Morne Trois Pitons National Park is a UNESCO World Heritage site. The park is home to freshwater lakes and rivers as well as Boiling Lake, a volcanic fumerole flooded with boiling water heated by the molten lava, one of the signs of the volcanic activity that lurks beneath the Eastern Caribbean island's surface.
Dominica Tourist Office
VALLEY OF DESOLATION, Dominica As I picked my way over hot rocks and bubbling mud in the pouring rain, I realized Dominica was not for the faint-hearted.
I was hiking to the Boiling Lake, a bizarre cauldron of steaming-hot water, 200 feet across, and one of the strangest sights on this rugged and beautiful Caribbean island.
The hike is a six-hour round trip that runs through dense rainforest and over mountain ridges before emerging in the Valley of Desolation an eerie, treeless swath of volcanic devastation striped black and orange with mineral deposits and swirling with mist and steam.
Like so much in Dominica, the journey takes effort but it's worth it.
This jagged, densely rainforested island, about 29 miles long and 16 miles wide, is located between Guadeloupe and Martinique in the Eastern Caribbean, 375 miles southeast of San Juan, Puerto Rico. A poor country of 71,000 dependent on agriculture and tourism, Dominica brands itself the Caribbean's "Nature Island," and the name is justified.
Visitors will find exceptionally friendly people, all-but deserted black-sand beaches and a mountainous interior of dense rainforest, clean rushing rivers and jungle waterfalls. Even for a halfhearted hiker, it is inspiring almost any walk can end with the chance to swim in a river pool beneath a sparkling cascade.

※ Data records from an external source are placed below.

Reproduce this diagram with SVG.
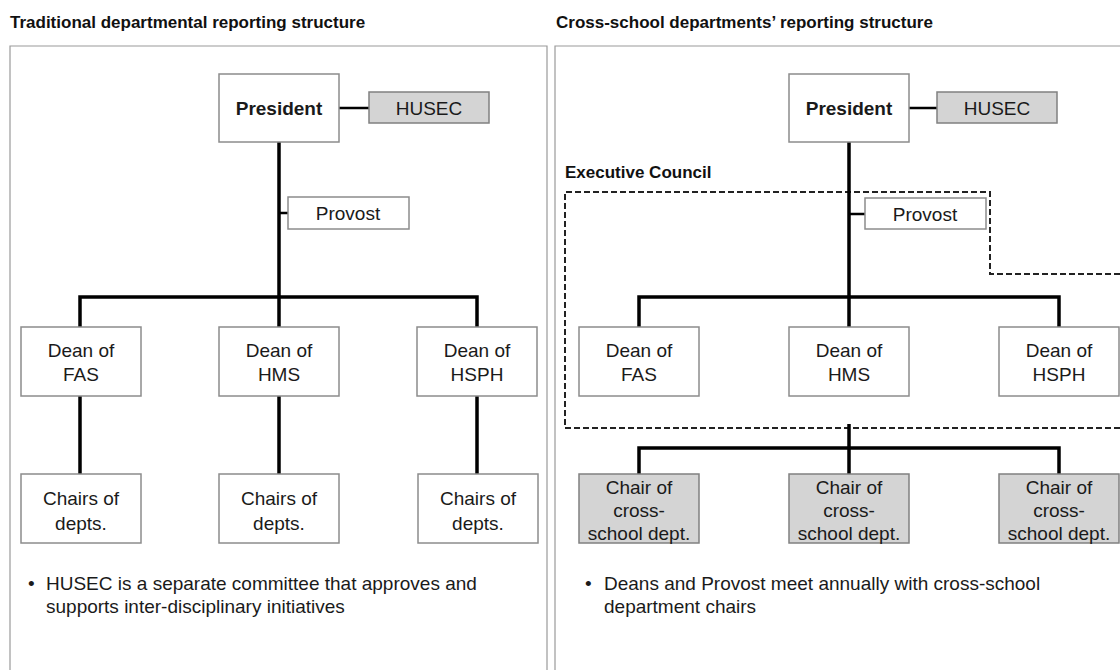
<svg xmlns="http://www.w3.org/2000/svg" width="1120" height="670" viewBox="0 0 1120 670">
<style>
.title{font-family:"Liberation Sans",Arial,sans-serif;font-size:17px;font-weight:bold;fill:#111}
.t{font-family:"Liberation Sans",Arial,sans-serif;font-size:19px;fill:#1a1a1a;text-anchor:middle}
.b{font-weight:bold}
.note{font-family:"Liberation Sans",Arial,sans-serif;font-size:19px;fill:#1a1a1a}
.box{fill:#fff;stroke:#8c8c8c;stroke-width:1.5}
.gbox{fill:#d4d4d4;stroke:#808080;stroke-width:1.5}
.panel{fill:none;stroke:#9a9a9a;stroke-width:1.2}
.c{fill:none;stroke:#000;stroke-width:3.5}
.c2{fill:none;stroke:#000;stroke-width:2.5}
.dash{fill:none;stroke:#222;stroke-width:2;stroke-dasharray:6 3}
</style>
<rect width="1120" height="670" fill="#fff"/>
<text class="title" x="10" y="28">Traditional departmental reporting structure</text>
<text class="title" x="556" y="28">Cross-school departments’ reporting structure</text>
<path class="panel" d="M10,670 V46 H547 V670"/>
<path class="panel" d="M555,670 V46 H1120"/>

<g id="exec-council">
<path class="dash" d="M1120,428 H565 V192 H990 V274 H1120"/>
<text class="title" x="565" y="178">Executive Council</text>
</g>

<g id="connectors">
<path class="c" d="M279,142 V297 M80,327 V297 H477 V327 M279,297 V327"/>
<path class="c2" d="M279,213 H288 M339,108 H369"/>
<path class="c" d="M80,396 V474 M279,396 V474 M477,396 V474"/>
<path class="c" d="M849,142 V297 M639,327 V297 H1059 V327 M849,297 V327"/>
<path class="c2" d="M849,214 H865 M909,108 H937"/>
<path class="c" d="M849,424 V474 M639,474 V448 H1059 V474"/>
</g>

<g id="L-president"><rect class="box" x="219" y="74" width="120" height="68"/><text class="t b" x="279" y="115">President</text></g>
<g id="L-husec"><rect class="gbox" x="369" y="92" width="120" height="31"/><text class="t" x="429" y="115">HUSEC</text></g>
<g id="L-provost"><rect class="box" x="288" y="197" width="121" height="32"/><text class="t" x="348" y="220">Provost</text></g>
<g id="L-dean-fas"><rect class="box" x="21" y="327" width="120" height="69"/><text class="t" x="81" y="357">Dean of</text><text class="t" x="81" y="381">FAS</text></g>
<g id="L-dean-hms"><rect class="box" x="219" y="327" width="120" height="69"/><text class="t" x="279" y="357">Dean of</text><text class="t" x="279" y="381">HMS</text></g>
<g id="L-dean-hsph"><rect class="box" x="417" y="327" width="120" height="69"/><text class="t" x="477" y="357">Dean of</text><text class="t" x="477" y="381">HSPH</text></g>
<g id="L-chairs-fas"><rect class="box" x="21" y="474" width="120" height="69"/><text class="t" x="81" y="505">Chairs of</text><text class="t" x="81" y="530">depts.</text></g>
<g id="L-chairs-hms"><rect class="box" x="219" y="474" width="120" height="69"/><text class="t" x="279" y="505">Chairs of</text><text class="t" x="279" y="530">depts.</text></g>
<g id="L-chairs-hsph"><rect class="box" x="418" y="474" width="120" height="69"/><text class="t" x="478" y="505">Chairs of</text><text class="t" x="478" y="530">depts.</text></g>
<g id="L-note"><text class="note" x="28" y="590">•</text><text class="note" x="46" y="590">HUSEC is a separate committee that approves and</text><text class="note" x="46" y="613">supports inter-disciplinary initiatives</text></g>

<g id="R-president"><rect class="box" x="789" y="74" width="120" height="68"/><text class="t b" x="849" y="115">President</text></g>
<g id="R-husec"><rect class="gbox" x="937" y="92" width="120" height="31"/><text class="t" x="997" y="115">HUSEC</text></g>
<g id="R-provost"><rect class="box" x="865" y="198" width="121" height="31"/><text class="t" x="925" y="221">Provost</text></g>
<g id="R-dean-fas"><rect class="box" x="579" y="327" width="120" height="69"/><text class="t" x="639" y="357">Dean of</text><text class="t" x="639" y="381">FAS</text></g>
<g id="R-dean-hms"><rect class="box" x="789" y="327" width="120" height="69"/><text class="t" x="849" y="357">Dean of</text><text class="t" x="849" y="381">HMS</text></g>
<g id="R-dean-hsph"><rect class="box" x="999" y="327" width="120" height="69"/><text class="t" x="1059" y="357">Dean of</text><text class="t" x="1059" y="381">HSPH</text></g>
<g id="R-chair-1"><rect class="gbox" x="579" y="474" width="120" height="69"/><text class="t" x="639" y="494">Chair of</text><text class="t" x="639" y="517">cross-</text><text class="t" x="639" y="540">school dept.</text></g>
<g id="R-chair-2"><rect class="gbox" x="789" y="474" width="120" height="69"/><text class="t" x="849" y="494">Chair of</text><text class="t" x="849" y="517">cross-</text><text class="t" x="849" y="540">school dept.</text></g>
<g id="R-chair-3"><rect class="gbox" x="999" y="474" width="120" height="69"/><text class="t" x="1059" y="494">Chair of</text><text class="t" x="1059" y="517">cross-</text><text class="t" x="1059" y="540">school dept.</text></g>
<g id="R-note"><text class="note" x="585" y="590">•</text><text class="note" x="604" y="590">Deans and Provost meet annually with cross-school</text><text class="note" x="604" y="613">department chairs</text></g>
</svg>
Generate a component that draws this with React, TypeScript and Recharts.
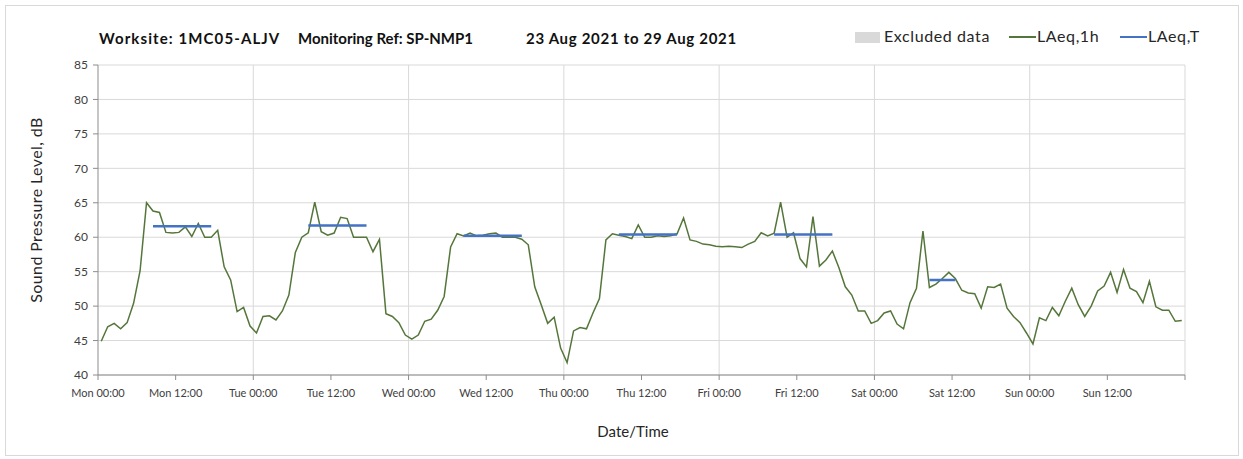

"There is such a delicate balance of nature here," said Jem Winston, an enthusiastic Englishman who runs 3 Rivers Eco-Lodge, an environmentally friendly retreat near Dominica's wild east coast. "We've got everything heavy rain, heavy sun, volcanoes, earthquakes."
My friends and I based ourselves at 3 Rivers, the rough-and-ready resort Winston has carved out of a former banana plantation.
Winston fell in love with Dominica years ago as a young backpacker and worked as a taxi driver back in England to raise the money to buy his piece of the island. Opened four years ago, 3 Rivers consists of four simple wood chalets, with beds and mosquito nets, kitchen and bathroom. Each has a hammock-slung balcony overlooking lush green grounds, paths lined with mango, guava, star fruit and papaya trees, and forested hills. Four even more secluded cabins nestle in woods above the main site.